Biotransformation of brominated flame retardants into potentially endocrine-disrupting metabolites, with special attention to 2,2 ',4,4 '-tetrabromodiphenyl ether (BDE-47)

In this study, the endocrine-disrupting (ED) potency of metabolites from brominated flame retardants (BFRs) was determined. Metabolites were obtained by incubating single-parent compound BFRs with phenobarbital-induced rat liver microsomes. Incubation extracts were tested in seven in vitro bioassays for their potency to compete with thyroxine for binding to transthyretin (TTR), to inhibit estradiol-sulfotransferase (E2SULT), to interact with thyroid hormone-mediated cell proliferation, and to (in-)activate the androgen, progesterone, estrogen, or aryl hydrocarbon receptor.

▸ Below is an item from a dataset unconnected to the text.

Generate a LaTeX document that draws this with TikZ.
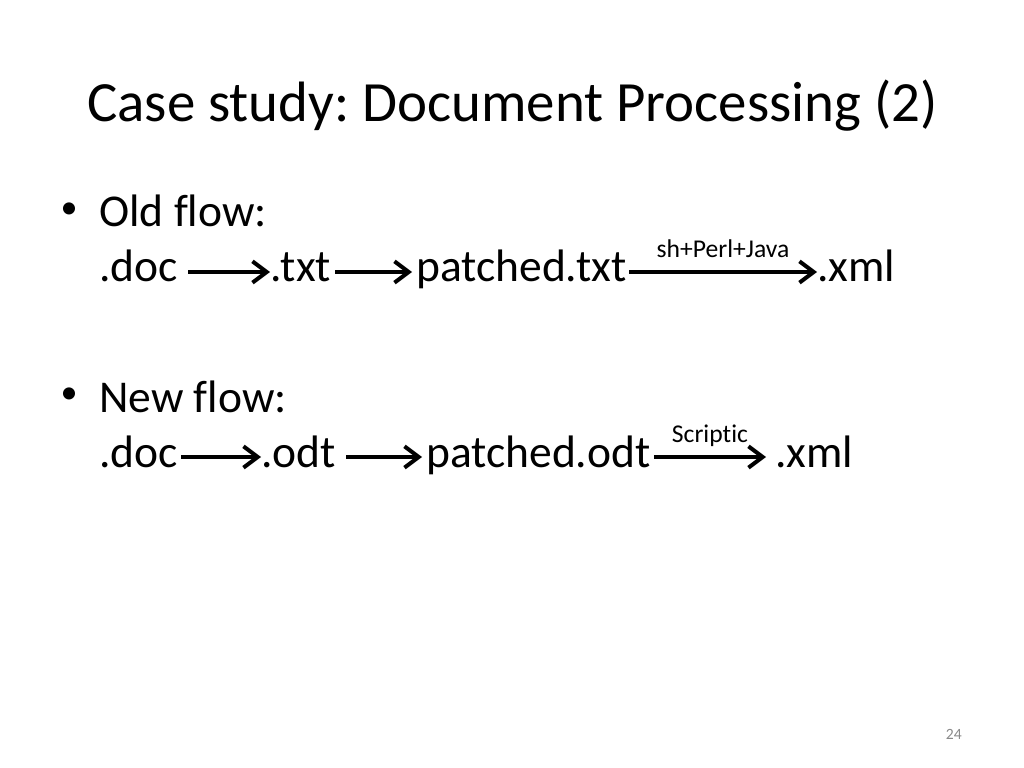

For most BFRs, TTR-binding potencies, and to a lesser extent E2SULT-inhibiting potencies, significantly increased after biotransformation. Microsomal incubation had less pronounced effects on other ED modes of action, due to low biotransformation efficiency and background activities determined in control incubations without BFRs. Moreover, cell-based bioassays suffered from cytotoxicity from metabolites of lower-brominated polybrominated diphenyl ethers. For the environmentally relevant 2,2 ',4,4 '-tetrabromodiphenyl ether (BDE-47), six hydroxylated metabolites were identified. Individual metabolites had TTR-binding and E2SULT-inhibiting potencies 160-1600 and 2.2-220 times higher than BDE-47 itself, whereas their combined potencies in a realistic mixture were well predicted via concentration addition. In combination with other environmentally relevant hydroxylated organohalogens acting on TTR-binding and E2SULT inhibition, internal exposure to BFR metabolites may significantly contribute to the overall risk of endocrine disruption.